Royce Bernstein Murray is the Policy Director at the American Immigration Council where she oversees the Council’s policy advocacy and research. Prior to joining the Council, Royce served as the Director of Policy at the National Immigrant Justice Center where she worked on legislative and administrative advocacy on issues impacting the due process rights and treatment of vulnerable immigrants. She previously worked as an immigration and human rights law consultant for organizations including the National Immigration Forum, Center for Global Development, and the World Bank’s Nordic Trust Fund.

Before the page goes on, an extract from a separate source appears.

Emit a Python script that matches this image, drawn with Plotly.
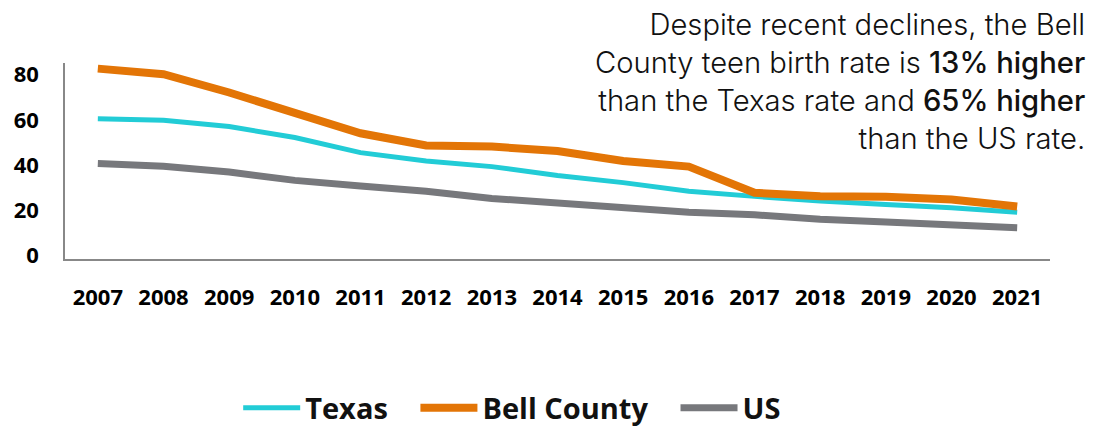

Royce was also an adjunct professor at the David A. Clarke School of Law at the University of the District of Columbia. She also previously worked at U.S. Citizenship and Immigration Services Office of the Chief Counsel, Refugee and Asylum Law Division, and as a Presidential Management Fellow and Asylum Officer for the Immigration and Naturalization Service Office of International Affairs. She began her legal career interning with NGOs, including the Lawyers Committee for Human Rights (now “Human Rights First”), the Guatemala Human Rights Commission/USA, and Ayuda. She holds a J.D. from the Georgetown University Law Center and a Bachelor of Arts with distinction in political science from the University of Michigan. She is a member of the New York Bar.
José A. Palma brings a decade of success fighting for social, economic justice and immigrants’ rights to Justice at Work. José was born in Usulután, El Salvador. He came to the United States in 1998 and has lived in Lynn, MA since 2002. José earned his Associate of Science Degree in Paralegal Studies at North Shore Community College in 2011, which included an internship at Greater Boston Legal Services. Before joining Justice at Work, José was the Political and Organizing Director for Neighbor-2-Neighbor, where he led efforts to combine issue organizing with electoral work. Jose has also worked with Centro Presente and the Student Immigrant Movement and has been part of the effort to pass comprehensive immigration reform across the country.